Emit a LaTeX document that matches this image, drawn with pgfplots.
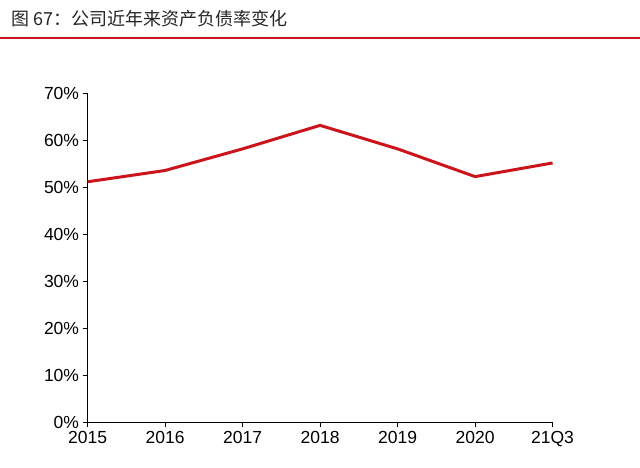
\documentclass[border=0pt]{standalone}
\usepackage{pgfplots}
\pgfplotsset{compat=1.18}
\usepackage{fontspec}
\setmainfont{Liberation Sans}
\newfontfamily\cjk{Noto Sans CJK SC}
\definecolor{myred}{RGB}{204,20,28}
\begin{document}
\begin{tikzpicture}[x=1pt,y=1pt]
\path[use as bounding box] (0,0) rectangle (640,468);
\node[anchor=west,font=\cjk\fontsize{18}{20}\selectfont,text=black!85] at (8,449) {图 67：公司近年来资产负债率变化};
\draw[myred,line width=1.2pt] (0,430) -- (640,430);
\begin{axis}[at={(113,97)},anchor=origin,scale only axis,width=465pt,height=329pt,
 xmin=0,xmax=6,ymin=0,ymax=70,
 xtick={0,...,6},xticklabels={2015,2016,2017,2018,2019,2020,21Q3},
 ytick={0,10,...,70},yticklabel={\pgfmathprintnumber{\tick}\%},
 axis x line*=bottom, axis y line*=left,
 tick style={black,line width=0.6pt}, tick align=outside, major tick length=5pt,
 axis line style={black,line width=0.6pt},
 ticklabel style={font=\fontsize{17.5}{20}\selectfont},
 /pgf/number format/assume math mode=true,
 clip=false]
\addplot[myred,line width=3pt] coordinates {(0,51.2)(1,53.6)(2,58.2)(3,63.2)(4,58.2)(5,52.3)(6,55.2)};
\end{axis}
\end{tikzpicture}
\end{document}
______
What needs to be done. Every line above should be repeated exactly; pictures stay out of the copy.

The reply.
Emit a LaTeX document that matches this image, drawn with pgfplots.
\documentclass[border=0pt]{standalone}
\usepackage{pgfplots}
\pgfplotsset{compat=1.18}
\usepackage{fontspec}
\setmainfont{Liberation Sans}
\newfontfamily\cjk{Noto Sans CJK SC}
\definecolor{myred}{RGB}{204,20,28}
\begin{document}
\begin{tikzpicture}[x=1pt,y=1pt]
\path[use as bounding box] (0,0) rectangle (640,468);
\node[anchor=west,font=\cjk\fontsize{18}{20}\selectfont,text=black!85] at (8,449) {图 67：公司近年来资产负债率变化};
\draw[myred,line width=1.2pt] (0,430) -- (640,430);
\begin{axis}[at={(113,97)},anchor=origin,scale only axis,width=465pt,height=329pt,
 xmin=0,xmax=6,ymin=0,ymax=70,
 xtick={0,...,6},xticklabels={2015,2016,2017,2018,2019,2020,21Q3},
 ytick={0,10,...,70},yticklabel={\pgfmathprintnumber{\tick}\%},
 axis x line*=bottom, axis y line*=left,
 tick style={black,line width=0.6pt}, tick align=outside, major tick length=5pt,
 axis line style={black,line width=0.6pt},
 ticklabel style={font=\fontsize{17.5}{20}\selectfont},
 /pgf/number format/assume math mode=true,
 clip=false]
\addplot[myred,line width=3pt] coordinates {(0,51.2)(1,53.6)(2,58.2)(3,63.2)(4,58.2)(5,52.3)(6,55.2)};
\end{axis}
\end{tikzpicture}
\end{document}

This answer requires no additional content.